## Data shown
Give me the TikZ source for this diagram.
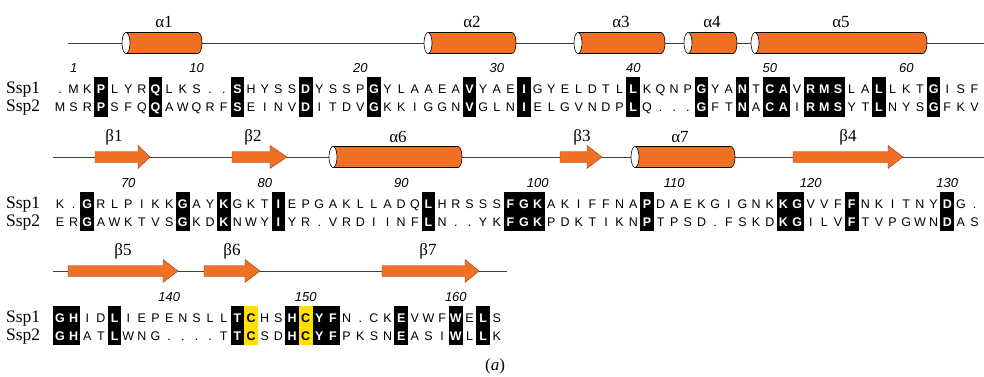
\documentclass[tikz,border=0pt]{standalone}
\usepackage{fontspec}
\setmainfont{Liberation Serif}
\setsansfont{Liberation Sans}
\definecolor{ssorange}{RGB}{240,112,36}
\definecolor{cysyellow}{RGB}{255,224,0}
\tikzset{
  res/.style={inner sep=0pt, anchor=base, font=\fontsize{12.5}{14}\selectfont\sffamily},
  resid/.style={res, text=white, font=\fontsize{12.5}{14}\selectfont\sffamily\bfseries},
  rescys/.style={res, text=black, font=\fontsize{12.5}{14}\selectfont\sffamily\bfseries},
  seqname/.style={inner sep=0pt, anchor=base west, font=\fontsize{17.5}{20}\selectfont},
  resnum/.style={inner sep=0pt, anchor=base, font=\fontsize{13}{15}\selectfont\sffamily\itshape},
  sslabel/.style={inner sep=0pt, font=\fontsize{17}{19}\selectfont},
  backbone/.style={line width=0.9pt, draw=black!75},
  helixbody/.style={fill=ssorange, draw=black, line width=0.6pt},
  helixcap/.style={fill=white, draw=black, line width=0.6pt},
  strandbody/.style={fill=ssorange, draw=ssorange!60!black, line width=0.4pt},
}
\newcommand\drawhelix[3]{%
  \filldraw[helixbody] (#1,#3-10.5) -- (#2-4,#3-10.5) arc[start angle=-90, end angle=90, x radius=4, y radius=10.5] -- (#1,#3+10.5) -- cycle;
  \filldraw[helixcap] (#1,#3) ellipse[x radius=4, y radius=10.5];
}
\newcommand\drawstrand[4]{%
  \filldraw[strandbody] (#1,#4-5.5) -- (#2,#4-5.5) -- (#2,#4-11.5) -- (#3,#4) -- (#2,#4+11.5) -- (#2,#4+5.5) -- (#1,#4+5.5) -- cycle;
}
\newcommand\alnrow[4]{%
  \foreach \a/\b/\t [count=\i] in {#4} {
    \pgfmathsetmacro\xx{60+(\i-1)*13.65}
    \if\t b
      \fill[black] (\xx-6.83,#2-16.5) rectangle (\xx+6.83,#3+5);
      \node[resid] (#1a\i) at (\xx,#2) {\a};
      \node[resid] (#1b\i) at (\xx,#3) {\b};
    \else\if\t y
      \fill[cysyellow] (\xx-6.83,#2-16.5) rectangle (\xx+6.83,#3+5);
      \node[rescys] (#1a\i) at (\xx,#2) {\a};
      \node[rescys] (#1b\i) at (\xx,#3) {\b};
    \else
      \node[res] (#1a\i) at (\xx,#2) {\a};
      \node[res] (#1b\i) at (\xx,#3) {\b};
    \fi\fi
  }
}
\begin{document}
\begin{tikzpicture}[x=1pt,y=-1pt]
\useasboundingbox[fill=white] (0,0) rectangle (984,377);

% ---------- block 1 ----------
\draw[backbone] (68,43) -- (984,43);
\drawhelix{126}{202}{43}
\drawhelix{428}{516}{43}
\drawhelix{578}{665}{43}
\drawhelix{688}{737}{43}
\drawhelix{755}{927}{43}
\node[sslabel] (a1) at (164,22) {α1};
\node[sslabel] (a2) at (472,22) {α2};
\node[sslabel] (a3) at (621,22) {α3};
\node[sslabel] (a4) at (712,22) {α4};
\node[sslabel] (a5) at (841,22) {α5};
\foreach \c/\n in {2/1,11/10,23/20,33/30,43/40,53/50,63/60}
  \node[resnum] (num\n) at ({60+(\c-1)*13.65},72.5) {\n};
\node[seqname] (n1a) at (6,94) {Ssp1};
\node[seqname] (n1b) at (6,112) {Ssp2};
\alnrow{r1}{94}{112}{./M/n, M/S/n, K/R/n, P/P/b, L/S/n, Y/F/n, R/Q/n, Q/Q/b, L/A/n, K/W/n, S/Q/n, ./R/n, ./F/n, S/S/b, H/E/n, Y/I/n, S/N/n, S/V/n, D/D/b, Y/I/n, S/T/n, S/D/n, P/V/n, G/G/b, Y/K/n, L/K/n, A/I/n, A/G/n, E/G/n, A/N/n, V/V/b, Y/G/n, A/L/n, E/N/n, I/I/b, G/E/n, Y/L/n, E/G/n, L/V/n, D/N/n, T/D/n, L/P/n, L/L/b, K/Q/n, Q/./n, N/./n, P/./n, G/G/b, Y/F/n, A/T/n, N/N/b, T/A/n, C/C/b, A/A/b, V/I/n, R/R/b, M/M/b, S/S/b, L/Y/n, A/T/n, L/L/b, L/N/n, K/Y/n, T/S/n, G/G/b, I/F/n, S/K/n, F/V/n}

% ---------- block 2 ----------
\draw[backbone] (53,157) -- (984,157);
\drawstrand{95}{138}{150}{157}
\drawstrand{232}{270}{287}{157}
\drawhelix{333}{462}{157}
\drawstrand{560}{587}{602}{157}
\drawhelix{635}{735}{157}
\drawstrand{793}{888}{903}{157}
\node[sslabel] (b1) at (114,137) {β1};
\node[sslabel] (b2) at (253,137) {β2};
\node[sslabel] (a6) at (398,137) {α6};
\node[sslabel] (b3) at (582,137) {β3};
\node[sslabel] (a7) at (680,137) {α7};
\node[sslabel] (b4) at (848,137) {β4};
\foreach \c/\n in {6/70,16/80,26/90,36/100,46/110,56/120,66/130}
  \node[resnum] (num\n) at ({60+(\c-1)*13.65},187) {\n};
\node[seqname] (n2a) at (6,208) {Ssp1};
\node[seqname] (n2b) at (6,226) {Ssp2};
\alnrow{r2}{208}{226}{K/E/n, ./R/n, G/G/b, R/A/n, L/W/n, P/K/n, I/T/n, K/V/n, K/S/n, G/G/b, A/K/n, Y/D/n, K/K/b, G/N/n, K/W/n, T/Y/n, I/I/b, E/Y/n, P/R/n, G/./n, A/V/n, K/R/n, L/D/n, L/I/n, A/I/n, D/N/n, Q/F/n, L/L/b, H/N/n, R/./n, S/./n, S/Y/n, S/K/n, F/F/b, G/G/b, K/K/b, A/P/n, K/D/n, I/K/n, F/T/n, F/I/n, N/K/n, A/N/n, P/P/b, D/T/n, A/P/n, E/S/n, K/D/n, G/./n, I/F/n, G/S/n, N/K/n, K/D/n, K/K/b, G/G/b, V/I/n, V/L/n, F/V/n, F/F/b, N/T/n, K/V/n, I/P/n, T/G/n, N/W/n, Y/N/n, D/D/b, G/A/n, ./S/n}

% ---------- block 3 ----------
\draw[backbone] (53,271) -- (507,271);
\drawstrand{68}{163}{178}{271}
\drawstrand{204}{245}{260}{271}
\drawstrand{382}{465}{479}{271}
\node[sslabel] (b5) at (123,251) {β5};
\node[sslabel] (b6) at (232,251) {β6};
\node[sslabel] (b7) at (428,251) {β7};
\foreach \c/\n in {9/140,19/150,30/160}
  \node[resnum] (num\n) at ({60+(\c-1)*13.65},301.5) {\n};
\node[seqname] (n3a) at (6,322) {Ssp1};
\node[seqname] (n3b) at (6,340) {Ssp2};
\alnrow{r3}{322}{340}{G/G/b, H/H/b, I/A/n, D/T/n, L/L/b, I/W/n, E/N/n, P/G/n, E/./n, N/./n, S/./n, L/./n, L/T/n, T/T/b, C/C/y, H/S/n, S/D/n, H/H/b, C/C/y, Y/Y/b, F/F/b, N/P/n, ./K/n, C/S/n, K/N/n, E/E/b, V/A/n, W/S/n, F/I/n, W/W/b, E/L/n, L/L/b, S/K/n}

\node[sslabel] (cap) at (495,366) {(\textit{a})};
\end{tikzpicture}
\end{document}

## What is asked
Set down the material exactly, every line of it, except for the pictures.

## The completed task
Give me the TikZ source for this diagram.
\documentclass[tikz,border=0pt]{standalone}
\usepackage{fontspec}
\setmainfont{Liberation Serif}
\setsansfont{Liberation Sans}
\definecolor{ssorange}{RGB}{240,112,36}
\definecolor{cysyellow}{RGB}{255,224,0}
\tikzset{
  res/.style={inner sep=0pt, anchor=base, font=\fontsize{12.5}{14}\selectfont\sffamily},
  resid/.style={res, text=white, font=\fontsize{12.5}{14}\selectfont\sffamily\bfseries},
  rescys/.style={res, text=black, font=\fontsize{12.5}{14}\selectfont\sffamily\bfseries},
  seqname/.style={inner sep=0pt, anchor=base west, font=\fontsize{17.5}{20}\selectfont},
  resnum/.style={inner sep=0pt, anchor=base, font=\fontsize{13}{15}\selectfont\sffamily\itshape},
  sslabel/.style={inner sep=0pt, font=\fontsize{17}{19}\selectfont},
  backbone/.style={line width=0.9pt, draw=black!75},
  helixbody/.style={fill=ssorange, draw=black, line width=0.6pt},
  helixcap/.style={fill=white, draw=black, line width=0.6pt},
  strandbody/.style={fill=ssorange, draw=ssorange!60!black, line width=0.4pt},
}
\newcommand\drawhelix[3]{%
  \filldraw[helixbody] (#1,#3-10.5) -- (#2-4,#3-10.5) arc[start angle=-90, end angle=90, x radius=4, y radius=10.5] -- (#1,#3+10.5) -- cycle;
  \filldraw[helixcap] (#1,#3) ellipse[x radius=4, y radius=10.5];
}
\newcommand\drawstrand[4]{%
  \filldraw[strandbody] (#1,#4-5.5) -- (#2,#4-5.5) -- (#2,#4-11.5) -- (#3,#4) -- (#2,#4+11.5) -- (#2,#4+5.5) -- (#1,#4+5.5) -- cycle;
}
\newcommand\alnrow[4]{%
  \foreach \a/\b/\t [count=\i] in {#4} {
    \pgfmathsetmacro\xx{60+(\i-1)*13.65}
    \if\t b
      \fill[black] (\xx-6.83,#2-16.5) rectangle (\xx+6.83,#3+5);
      \node[resid] (#1a\i) at (\xx,#2) {\a};
      \node[resid] (#1b\i) at (\xx,#3) {\b};
    \else\if\t y
      \fill[cysyellow] (\xx-6.83,#2-16.5) rectangle (\xx+6.83,#3+5);
      \node[rescys] (#1a\i) at (\xx,#2) {\a};
      \node[rescys] (#1b\i) at (\xx,#3) {\b};
    \else
      \node[res] (#1a\i) at (\xx,#2) {\a};
      \node[res] (#1b\i) at (\xx,#3) {\b};
    \fi\fi
  }
}
\begin{document}
\begin{tikzpicture}[x=1pt,y=-1pt]
\useasboundingbox[fill=white] (0,0) rectangle (984,377);

% ---------- block 1 ----------
\draw[backbone] (68,43) -- (984,43);
\drawhelix{126}{202}{43}
\drawhelix{428}{516}{43}
\drawhelix{578}{665}{43}
\drawhelix{688}{737}{43}
\drawhelix{755}{927}{43}
\node[sslabel] (a1) at (164,22) {α1};
\node[sslabel] (a2) at (472,22) {α2};
\node[sslabel] (a3) at (621,22) {α3};
\node[sslabel] (a4) at (712,22) {α4};
\node[sslabel] (a5) at (841,22) {α5};
\foreach \c/\n in {2/1,11/10,23/20,33/30,43/40,53/50,63/60}
  \node[resnum] (num\n) at ({60+(\c-1)*13.65},72.5) {\n};
\node[seqname] (n1a) at (6,94) {Ssp1};
\node[seqname] (n1b) at (6,112) {Ssp2};
\alnrow{r1}{94}{112}{./M/n, M/S/n, K/R/n, P/P/b, L/S/n, Y/F/n, R/Q/n, Q/Q/b, L/A/n, K/W/n, S/Q/n, ./R/n, ./F/n, S/S/b, H/E/n, Y/I/n, S/N/n, S/V/n, D/D/b, Y/I/n, S/T/n, S/D/n, P/V/n, G/G/b, Y/K/n, L/K/n, A/I/n, A/G/n, E/G/n, A/N/n, V/V/b, Y/G/n, A/L/n, E/N/n, I/I/b, G/E/n, Y/L/n, E/G/n, L/V/n, D/N/n, T/D/n, L/P/n, L/L/b, K/Q/n, Q/./n, N/./n, P/./n, G/G/b, Y/F/n, A/T/n, N/N/b, T/A/n, C/C/b, A/A/b, V/I/n, R/R/b, M/M/b, S/S/b, L/Y/n, A/T/n, L/L/b, L/N/n, K/Y/n, T/S/n, G/G/b, I/F/n, S/K/n, F/V/n}

% ---------- block 2 ----------
\draw[backbone] (53,157) -- (984,157);
\drawstrand{95}{138}{150}{157}
\drawstrand{232}{270}{287}{157}
\drawhelix{333}{462}{157}
\drawstrand{560}{587}{602}{157}
\drawhelix{635}{735}{157}
\drawstrand{793}{888}{903}{157}
\node[sslabel] (b1) at (114,137) {β1};
\node[sslabel] (b2) at (253,137) {β2};
\node[sslabel] (a6) at (398,137) {α6};
\node[sslabel] (b3) at (582,137) {β3};
\node[sslabel] (a7) at (680,137) {α7};
\node[sslabel] (b4) at (848,137) {β4};
\foreach \c/\n in {6/70,16/80,26/90,36/100,46/110,56/120,66/130}
  \node[resnum] (num\n) at ({60+(\c-1)*13.65},187) {\n};
\node[seqname] (n2a) at (6,208) {Ssp1};
\node[seqname] (n2b) at (6,226) {Ssp2};
\alnrow{r2}{208}{226}{K/E/n, ./R/n, G/G/b, R/A/n, L/W/n, P/K/n, I/T/n, K/V/n, K/S/n, G/G/b, A/K/n, Y/D/n, K/K/b, G/N/n, K/W/n, T/Y/n, I/I/b, E/Y/n, P/R/n, G/./n, A/V/n, K/R/n, L/D/n, L/I/n, A/I/n, D/N/n, Q/F/n, L/L/b, H/N/n, R/./n, S/./n, S/Y/n, S/K/n, F/F/b, G/G/b, K/K/b, A/P/n, K/D/n, I/K/n, F/T/n, F/I/n, N/K/n, A/N/n, P/P/b, D/T/n, A/P/n, E/S/n, K/D/n, G/./n, I/F/n, G/S/n, N/K/n, K/D/n, K/K/b, G/G/b, V/I/n, V/L/n, F/V/n, F/F/b, N/T/n, K/V/n, I/P/n, T/G/n, N/W/n, Y/N/n, D/D/b, G/A/n, ./S/n}

% ---------- block 3 ----------
\draw[backbone] (53,271) -- (507,271);
\drawstrand{68}{163}{178}{271}
\drawstrand{204}{245}{260}{271}
\drawstrand{382}{465}{479}{271}
\node[sslabel] (b5) at (123,251) {β5};
\node[sslabel] (b6) at (232,251) {β6};
\node[sslabel] (b7) at (428,251) {β7};
\foreach \c/\n in {9/140,19/150,30/160}
  \node[resnum] (num\n) at ({60+(\c-1)*13.65},301.5) {\n};
\node[seqname] (n3a) at (6,322) {Ssp1};
\node[seqname] (n3b) at (6,340) {Ssp2};
\alnrow{r3}{322}{340}{G/G/b, H/H/b, I/A/n, D/T/n, L/L/b, I/W/n, E/N/n, P/G/n, E/./n, N/./n, S/./n, L/./n, L/T/n, T/T/b, C/C/y, H/S/n, S/D/n, H/H/b, C/C/y, Y/Y/b, F/F/b, N/P/n, ./K/n, C/S/n, K/N/n, E/E/b, V/A/n, W/S/n, F/I/n, W/W/b, E/L/n, L/L/b, S/K/n}

\node[sslabel] (cap) at (495,366) {(\textit{a})};
\end{tikzpicture}
\end{document}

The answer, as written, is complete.